Budi Darma sendiri serius menggeluti dunia kepenulisan mulai 1968. Sejak saat itu ia aktif melahirkan karya-karya yang sampai sekarang masih dibaca dan ditelaah. Selain Olenka, beberapa karyanya yang lain di antaranya:

  • Orang-Orang Bloomington (kumpulan cerpen)
  • Rafilus (novel)
  • Ny Talis (novel)
  • Kritikus Adinan (kumpulan cerpen).

5. Sutardji Calzoum Bachri

Puisi Indonesia tidak bisa lepas dari sosok Sutardji Calzoum Bachri. Penyair yang berasal dari Riau ini sangat berperan terhadap puisi modern Indonesia.
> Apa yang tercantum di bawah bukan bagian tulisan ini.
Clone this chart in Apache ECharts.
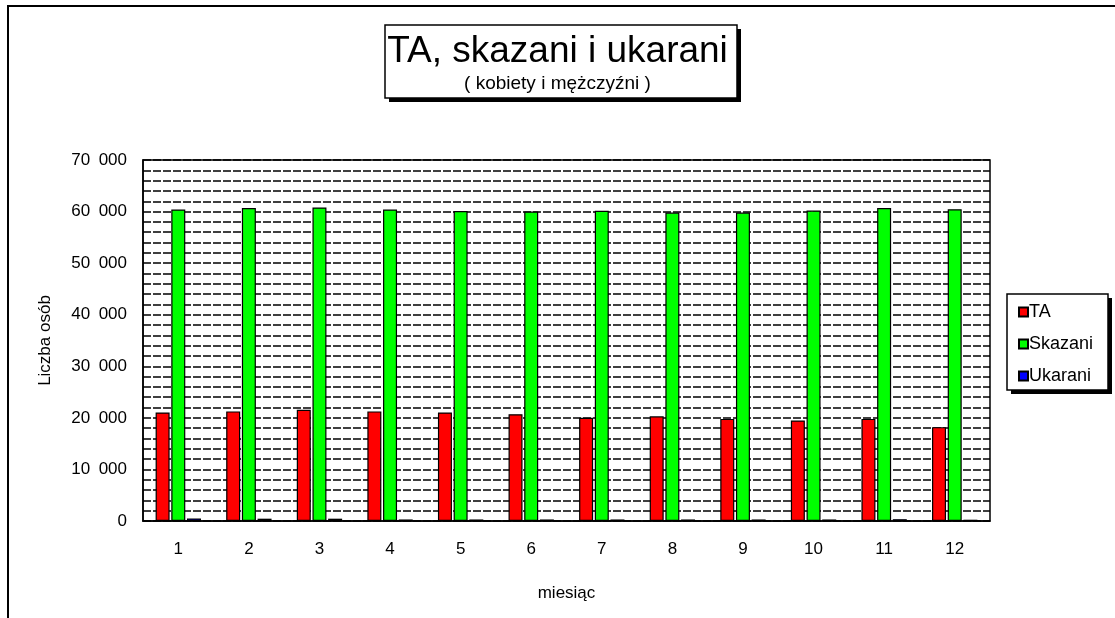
<!DOCTYPE html>
<html>
<head>
<meta charset="utf-8">
<script src="https://cdn.jsdelivr.net/npm/echarts@6/dist/echarts.min.js"></script>
<style>
  html, body { margin: 0; padding: 0; background: #fff; }
  #chart { width: 1115px; height: 618px; }
</style>
</head>
<body>
<div id="chart"></div>
<script>
// months
const months = ['1', '2', '3', '4', '5', '6', '7', '8', '9', '10', '11', '12']

// values
const ta = [21050, 21250, 21550, 21250, 21050, 20700, 20000, 20300, 19800, 19500, 19800, 18200]
const skazani = [60400, 60700, 60800, 60400, 60100, 60000, 60150, 59800, 59800, 60200, 60700, 60450]
const ukarani = [500, 450, 450, 300, 300, 300, 300, 300, 300, 300, 350, 250]

const fontFamily = '"Liberation Sans", Arial, sans-serif'

const chart = echarts.init(document.getElementById('chart'))

// thousands separated by a space
const fmt = v => String(v).replace(/\B(?=(\d{3})+(?!\d))/g, '\u2002')

const barStyle = color => ({ color: color, borderColor: '#000', borderWidth: 1.2 })

const gridDash = { color: '#000', type: [8, 2], width: 1.5 }

const option = {
  backgroundColor: '#fff',
  animation: false,
  textStyle: { fontFamily: fontFamily },
  graphic: [
    // outer frame
    { type: 'rect', shape: { x: 8, y: 6, width: 1200, height: 700 }, style: { fill: 'none', stroke: '#000', lineWidth: 2 }, z: 0 },
    // title box + shadow
    { type: 'rect', shape: { x: 389, y: 29, width: 352, height: 73 }, style: { fill: '#000' }, z: 1 },
    { type: 'rect', shape: { x: 385, y: 25, width: 352, height: 73 }, style: { fill: '#fff', stroke: '#000', lineWidth: 1.5 }, z: 2 },
    // legend box + shadow
    { type: 'rect', shape: { x: 1011, y: 298, width: 101, height: 96 }, style: { fill: '#000' }, z: 1 },
    { type: 'rect', shape: { x: 1007, y: 294, width: 101, height: 96 }, style: { fill: '#fff', stroke: '#000', lineWidth: 1.5 }, z: 2 }
  ],
  title: {
    text: 'TA, skazani i ukarani',
    subtext: '( kobiety i mężczyźni )',
    left: 'center',
    top: 28,
    itemGap: 4,
    textStyle: { fontFamily: fontFamily, fontSize: 37, fontWeight: 'normal', color: '#000' },
    subtextStyle: { fontFamily: fontFamily, fontSize: 19, color: '#000' },
    z: 5
  },
  legend: {
    data: ['TA', 'Skazani', 'Ukarani'],
    orient: 'vertical',
    left: 1013,
    top: 298,
    itemWidth: 9,
    itemHeight: 9,
    itemGap: 14,
    icon: 'rect',
    textStyle: { fontFamily: fontFamily, fontSize: 18, color: '#000', padding: [0, 0, 0, -4] },
    z: 5
  },
  grid: {
    left: 143,
    right: 125,
    top: 160,
    bottom: 97,
    show: true,
    borderColor: '#000',
    borderWidth: 1.5,
    backgroundColor: 'transparent'
  },
  xAxis: {
    type: 'category',
    data: months,
    name: 'miesiąc',
    nameLocation: 'middle',
    nameGap: 64,
    nameTextStyle: { fontFamily: fontFamily, fontSize: 17, color: '#000' },
    axisLine: { lineStyle: { color: '#000', width: 1.5 } },
    axisTick: { show: true, inside: true, length: 3, alignWithLabel: true, lineStyle: { color: '#000' } },
    axisLabel: { fontFamily: fontFamily, fontSize: 17, color: '#000', margin: 20 }
  },
  yAxis: {
    type: 'value',
    min: 0,
    max: 70000,
    interval: 10000,
    name: 'Liczba osób',
    nameLocation: 'middle',
    nameGap: 89,
    nameRotate: 90,
    nameTextStyle: { fontFamily: fontFamily, fontSize: 17, color: '#000' },
    axisLine: { show: true, lineStyle: { color: '#000', width: 1.5 } },
    axisTick: { show: false },
    axisLabel: { fontFamily: fontFamily, fontSize: 17, color: '#000', margin: 16, formatter: fmt },
    splitLine: { show: true, lineStyle: gridDash },
    minorTick: { show: false, splitNumber: 5 },
    minorSplitLine: { show: true, lineStyle: gridDash }
  },
  series: [
    { name: 'TA', type: 'bar', data: ta, barWidth: 14, barGap: '12%', barCategoryGap: '36%', itemStyle: barStyle('#ff0000') },
    { name: 'Skazani', type: 'bar', data: skazani, barWidth: 14, barGap: '12%', itemStyle: barStyle('#00ff00') },
    { name: 'Ukarani', type: 'bar', data: ukarani, barWidth: 14, barGap: '12%', itemStyle: barStyle('#0000ff') }
  ]
}

chart.setOption(option)
</script>
</body>
</html>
Karya-karyanya sangat revolusioner. Bahkan, ia dijuluki sebagai presiden panyair Indonesia. Salah satu sastrawan pelopor Angkatan ’70 ini memulai karirnya dalam bidang kepenulisan lewat sajak-sajak dan esai yang ia kirim ke surat kabar seperti Kompas, Pikiran Rakyat, dan Horison.

Namanya melejit berkat manifiesto Kredo Puisi yang mengatakan bahwa kata-kata bukan sekadar sarana menyampaikam pengertian, melainkan kata-kata itu sendiri merupakan pengertian. Sutardji menganggap bahwa kata-kata harus bebas dari penjajahan pengertian, beban ide, penjajahan gramatika, dan tabu bahasa.

Dirinya beberapa kali menerima penghargaan, salah satunya Hadiah Puisi DKJ 1976/1977 untuk kumpulan puisi Amuk. Sutardji juga pernah mendapatkan Hadiah Sastra ASEAN pada 1979 dan Anugerah Sastra Chairil Anwar pada 1998. Beberapa karyanya berjudul:

  • O (kumpulan puisi)
  • Amuk (kumpulan puisi)
  • O Amuk Kapak (kumpulan puisi)
  • Hujan Menulis Ayam (kumpulan cerpen).